Elegant in colour and shape, the Calla Lily is truly a unique flower. Naturally chic, the traditional flower is linked to purity and beauty. Once again, coming in various colours, each flower adopts its own meaning. The white relates to innocence and youth, the yellow symbolises a sense of gratitude and the pink relates to romance, love and appreciation. Moving onto the more vibrant tone, the rich purple represents royalty, loyalty, wisdom and admiration. Whilst many may relate the red flower to love and lust, for the Calla Lily it symbolises courage and determination. Last but not least, the black Calla Lily is an image of elegance, beauty and mystery.
One of the most iconic flowers there is, the sunflower is a fan favourite amongst everyone. But what does this beloved flower actually symbolise? Its famous vibrant yellow relates to loyalty and adoration. Like many flowers, the sunflower has adopted different meanings from country to culture. In China they see the flower as a symbol for long life, vitality and good luck. For Native Americans it is a symbol for the harvest and provision. It also provides spiritual symbolism across many religions, being a sign of loyalty and/or following a spiritual guide.
Another iconic flower amongst the bunch; famous for its relation to love and St. Valentine’s Day, the Red Rose encapsulates the emotions and bond between lovers. A deep and opulent tone, the Red Rose is a symbol for passion, true love, romance and desire. Unlike the other flowers, the Red Rose also provides symbolism due to the number of roses given.
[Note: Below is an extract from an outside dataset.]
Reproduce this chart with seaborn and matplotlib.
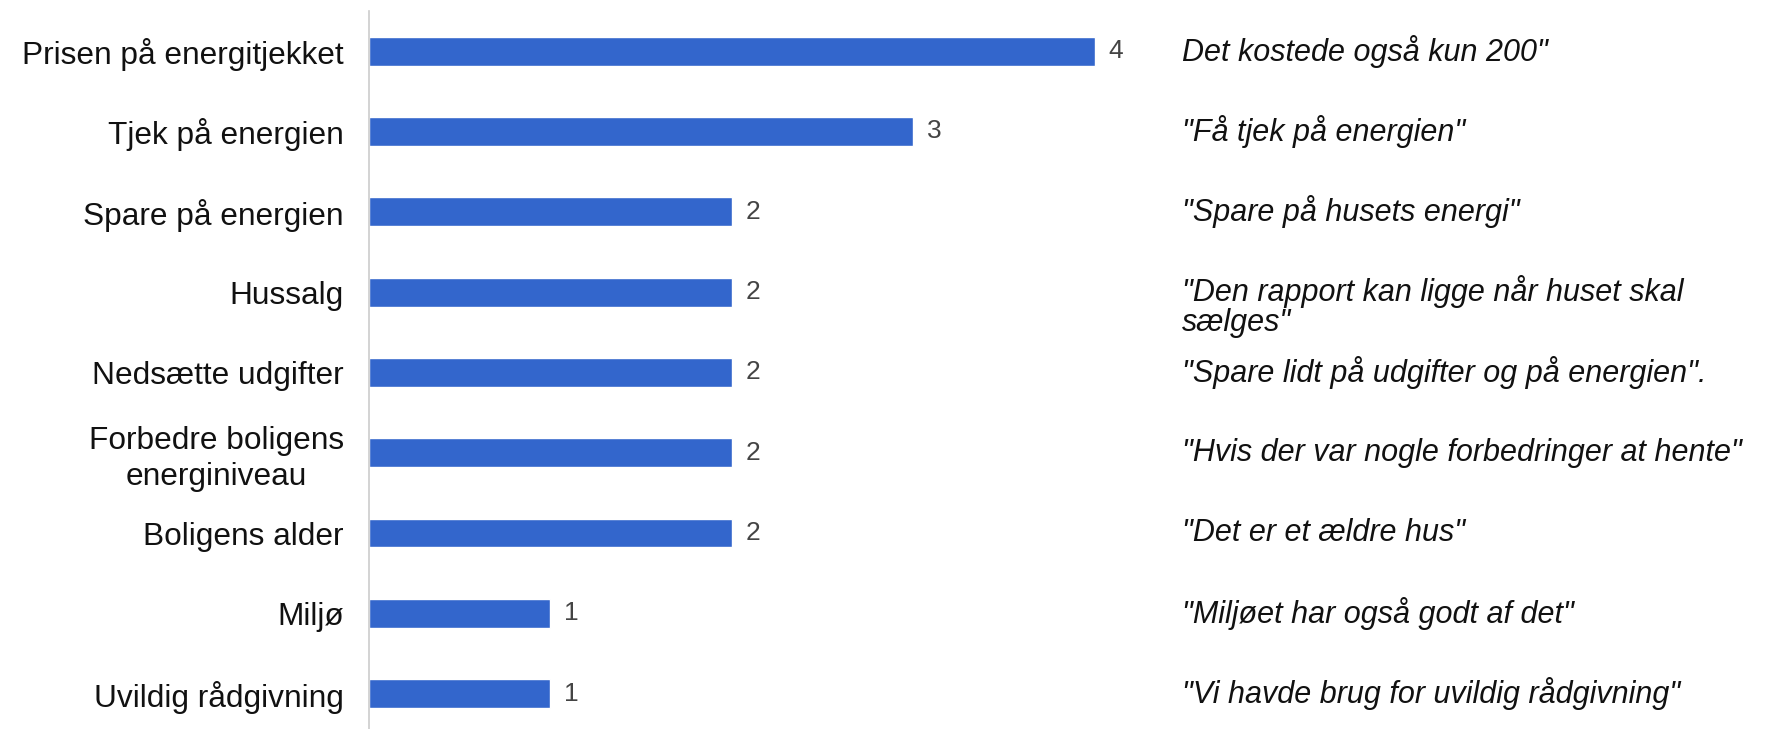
import matplotlib
matplotlib.use("Agg")
import matplotlib.pyplot as plt
import matplotlib.transforms as mtransforms
import seaborn as sns
import pandas as pd

categories = [
    "Prisen på energitjekket",
    "Tjek på energien",
    "Spare på energien",
    "Hussalg",
    "Nedsætte udgifter",
    "Forbedre boligens\nenerginiveau",
    "Boligens alder",
    "Miljø",
    "Uvildig rådgivning",
]
values = [4, 3, 2, 2, 2, 2, 2, 1, 1]
quotes = [
    "Det kostede også kun 200\"",
    "\"Få tjek på energien\"",
    "\"Spare på husets energi\"",
    "\"Den rapport kan ligge når huset skal\nsælges\"",
    "\"Spare lidt på udgifter og på energien\".",
    "\"Hvis der var nogle forbedringer at hente\"",
    "\"Det er et ældre hus\"",
    "\"Miljøet har også godt af det\"",
    "\"Vi havde brug for uvildig rådgivning\"",
]

sns.set_theme(style="white")
plt.rcParams["font.family"] = ["Liberation Sans", "DejaVu Sans"]

df = pd.DataFrame({"kategori": categories, "antal": values})

fig = plt.figure(figsize=(17.74, 7.29), dpi=100)
ax = fig.add_axes([369 / 1774, 0.0, 762 / 1774, 1 - 11 / 729])

sns.barplot(data=df, x="antal", y="kategori", orient="h", color="#3366CC",
            saturation=1, width=0.36, ax=ax)

ax.set_xlim(0, 4.2)
ax.set_ylim(8.44, -0.5)
ax.set_xlabel("")
ax.set_ylabel("")
ax.set_xticks([])
for s in ["top", "right", "bottom"]:
    ax.spines[s].set_visible(False)
ax.spines["left"].set_color("#cccccc")
ax.spines["left"].set_linewidth(1.2)
ax.tick_params(axis="y", length=0, pad=18, labelsize=22.8, labelcolor="#111111")
for lab in ax.get_yticklabels():
    if "\n" in lab.get_text():
        lab.set_multialignment("center")
        lab.set_linespacing(1.24)

ax.bar_label(ax.containers[0], labels=[str(v) for v in values], padding=10,
             fontsize=19, color="#444444")

trans = mtransforms.blended_transform_factory(fig.transFigure, ax.transData)
for i, q in enumerate(quotes):
    if "\n" in q:
        ax.annotate(q, xy=(1182 / 1774, i), xycoords=trans, xytext=(0, 12.5),
                    textcoords="offset points", ha="left", va="top",
                    fontsize=22, style="italic", color="#111111", linespacing=1.02)
    else:
        ax.text(1182 / 1774, i, q, transform=trans, ha="left", va="center",
                fontsize=22, style="italic", color="#111111")

fig.savefig("out.png", dpi=100)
One rose is either love at first sight or ‘the one’. Two roses are for mutual love and affection. Six roses are for infatuation, ten is perfection, eleven is for true and deep love that is treasured. Fifteen is an apology for a loved one whilst fifty roses are for a love that has no bounds.
Brightening any field with yellow polka dot like bouquets, the Tansy flower is naturally understated. The flowers symbolism is derived from its name, meaning immortality. This leads the flower to symbolise protection, health, resistance and immortality. It can also relate to hope for good health. Doing a full 360, the Tansy has some negative connotations relating to hostile thoughts. It could mean, when giving someone a Tansy flower, the unofficial declaration of war.
A full flower which are standouts in any garden or bouquet, for some they may intrinsically relate the flower to the Black Dahlia, but on a lighter note the flower includes more positive meanings. Due to the flower’s diverse nature, this has bled into its meanings across cultures. Firstly, it can relate to finding inner strength, being graceful and standing out from the crowd. They also signify commitment and honesty.
Probably the most common flower that we spot on our walks or in our garden, the Daisy has been used for flower crowns and to test if your like butter for decades. Whilst it has its novelties, it also carries some deeper meanings. Commonly, it relates to purity and innocence. They also symbolise beauty, love, fertility as well as motherhood, childbirth and new beginnings. Furthermore, it represents transformation alongside chastity and true love.
A unique flower originating from South Africa, the Freesia features vibrant pink tones that are difficult to miss. With all its vibrancy, does it adopt bold meanings? Generally, it symbolises friendshipshopp, trust, thoughtfulness and innocence. Through various years and avenues, it has been given various meanings. For example, in the USA, it’s the official flower to commemorate a seven-year wedding anniversary.